Perhaps one of Cupps' greatest strengths is his work ethic and team spirit embodied through The Breakfast Club and "The Chop." The Breakfast Club begins every morning at 6:00am, and through thick or thin, Cupps gets up at 5:25am and has been there every morning since his middle school days and has continued the routine over into college. He states, "I am not thinking about the hours of sleep I am missing. I am thinking about of it as an opportunity to work and get better." The morning workouts are voluntary and led by team leaders, like Cupps. The workouts are designed to get in more reps and personal development for the betterment of the team. "The Chop" is an annual tradition at Centerville High School, where the boys' basketball team would retreat for a weekend and chop down dead trees, among other team bonding activities. "You’re not going to see an impact after the first 10 swings," said Cupps. "You just gotta keep chopping, keep going. It’s going to be adversity. There’s going to be times where you don’t think you’re getting anywhere. But you just gotta keep pushing through it and eventually the tree is going to fall."

==Career statistics==

===College===

| Year | Team | GP | GS | MPG | FG% | 3P% | FT% | RPG | APG | SPG | BPG | PPG |
|---|---|---|---|---|---|---|---|---|---|---|---|---|
| 2023–24 | Indiana | 33 | 22 | 21.7 | .364 | .359 | .615 | 1.8 | 1.2 | .7 | 0 | 2.6 |
| 2024–25 | Indiana | 4 | 0 | 6.0 | .000 | .000 | .000 | 0.2 | 0.8 | 0.0 | 0 | 0.0 |
| 2025–26 | Ohio State | 33 | 0 | 12.2 | .378 | .259 | .737 | 1.1 | 1.1 | 0.4 | 0 | 1.7 |
| Career |  | 70 | 22 | 16.3 | .358 | .304 | .688 | 1.4 | 1.1 | .5 | 0 | 2.0 |

==Personal life==
Cupps is the son of Brook and Betsy Cupps, and he has one older sister, Ally Cupps.

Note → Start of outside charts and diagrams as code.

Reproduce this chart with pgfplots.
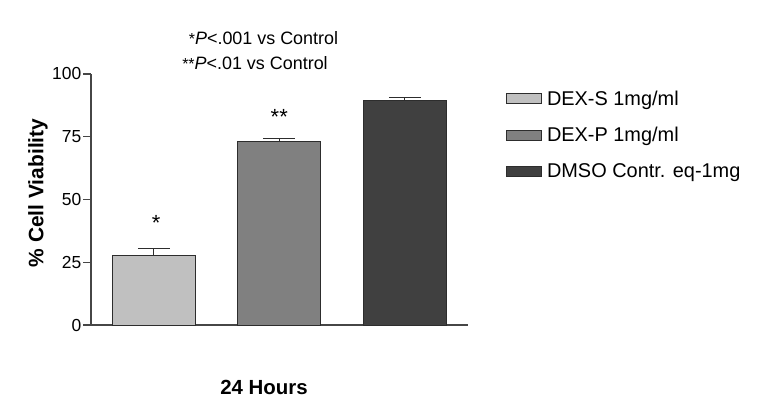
\documentclass[border=0pt]{standalone}
\usepackage{fontspec}
\setmainfont{Liberation Sans}
\usepackage{pgfplots}
\pgfplotsset{compat=1.18}
\definecolor{barA}{RGB}{192,192,192}
\definecolor{barB}{RGB}{128,128,128}
\definecolor{barC}{RGB}{64,64,64}
\definecolor{edge}{RGB}{45,45,45}
\definecolor{axisc}{RGB}{70,70,70}
\begin{document}
\begin{tikzpicture}[x=1bp,y=1bp]
\useasboundingbox (0,0) rectangle (764,418);
\begin{axis}[
  at={(91bp,93bp)}, anchor=south west,
  scale only axis, width=376.5bp, height=251bp,
  xmin=0.5, xmax=3.5, ymin=0, ymax=100,
  axis x line*=bottom, axis y line*=left,
  xtick=\empty, ytick={0,25,50,75,100},
  tick align=outside, major tick length=8bp,
  axis line style={line width=1.1bp, color=axisc},
  every tick/.style={line width=1.1bp, color=axisc},
  tick label style={font=\fontsize{17.5}{19}\selectfont},
  yticklabel style={inner xsep=1.5bp},
  /pgf/number format/assume math mode=true,
  clip=false,
  legend style={draw=none, fill=none, at={(1.102,0.95)}, anchor=north west,
    font=\fontsize{20}{22}\selectfont, row sep=16.5bp, inner xsep=0pt},
  legend cell align=left,
  legend image code/.code={\draw[#1, line width=0.9bp] (0bp,-5bp) rectangle (35bp,5bp); \path (38bp,0bp);},
  error bars/y dir=plus, error bars/y explicit,
  error bars/error bar style={line width=1.1bp, color=edge},
  error bars/error mark options={line width=1.1bp, color=edge, mark size=16bp, rotate=90},
]
\addplot[ybar, bar width=83bp, bar shift=0pt, fill=barA, draw=edge, line width=0.9bp]
  coordinates {(1,27.6) +- (0,2.9)};
\addlegendentry{DEX-S 1mg/ml}
\addplot[ybar, bar width=83bp, bar shift=0pt, fill=barB, draw=edge, line width=0.9bp]
  coordinates {(2,73.0) +- (0,1.2)};
\addlegendentry{DEX-P 1mg/ml}
\addplot[ybar, bar width=83bp, bar shift=0pt, fill=barC, draw=edge, line width=0.9bp]
  coordinates {(3,89.6) +- (0,1.2)};
\addlegendentry{DMSO Contr. eq-1mg}
\node[anchor=base, font=\fontsize{22}{24}\selectfont] at (axis cs:1.02,37.5) {*};
\node[anchor=base, font=\fontsize{22}{24}\selectfont] at (axis cs:2,80.0) {**};
\end{axis}
\node[font=\fontsize{18}{20}\selectfont] at (263.5,380) {{\fontsize{16}{16}\selectfont *}\textit{P}<.001 vs Control};
\node[font=\fontsize{18}{20}\selectfont] at (255,355) {{\fontsize{16}{16}\selectfont **}\textit{P}<.01 vs Control};
\node[rotate=90, font=\fontsize{21}{23}\selectfont\bfseries] at (38,225) {\% Cell Viability};
\node[font=\fontsize{20.5}{22}\selectfont\bfseries] at (264,31) {24 Hours};
\end{tikzpicture}
\end{document}
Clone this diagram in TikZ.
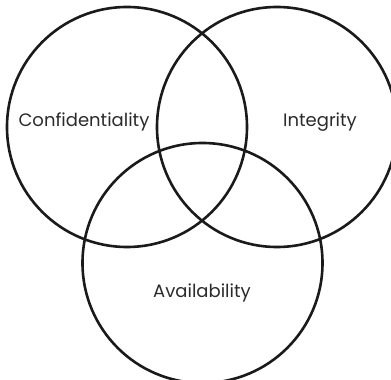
\documentclass[tikz,border=0pt]{standalone}
\usepackage{fontspec}
\setmainfont{Poppins}
\definecolor{ink}{HTML}{1A1A1A}
\definecolor{txt}{HTML}{2B2B2B}
\begin{document}
\begin{tikzpicture}[x=1pt,y=1pt,
  ring/.style={circle, draw=ink, line width=2.6pt, minimum size=240pt, inner sep=0pt},
  lbl/.style={text=txt, font=\fontsize{18}{21}\selectfont, inner sep=0pt}]
\useasboundingbox (0,0) rectangle (391,380);
\clip (0,0) rectangle (391,380);
\node[ring] (conf) at (127,253) {};
\node[ring] (integ) at (277,253) {};
\node[ring] (avail) at (202.5,117) {};
\node[lbl] (tc) at (84,258) {Confidentiality};
\node[lbl] (ti) at (320,258) {Integrity};
\node[lbl] (ta) at (202,87) {Availability};
\end{tikzpicture}
\end{document}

Ahead of his freshman year at Indiana, Cupps joined the Hoosier Hysterics NIL Collective, which pools money from businesses, donors and fans and works to create NIL deals for IU athletes. On October 19, 2023, in The Breakfast Club fashion, Cupps released The Breakfast Club clothing line through the Indiana NIL Store. The line includes T-shirts, sweaters, and hoodies. To promote the release, Cupps had a photo shoot at a Waffle House.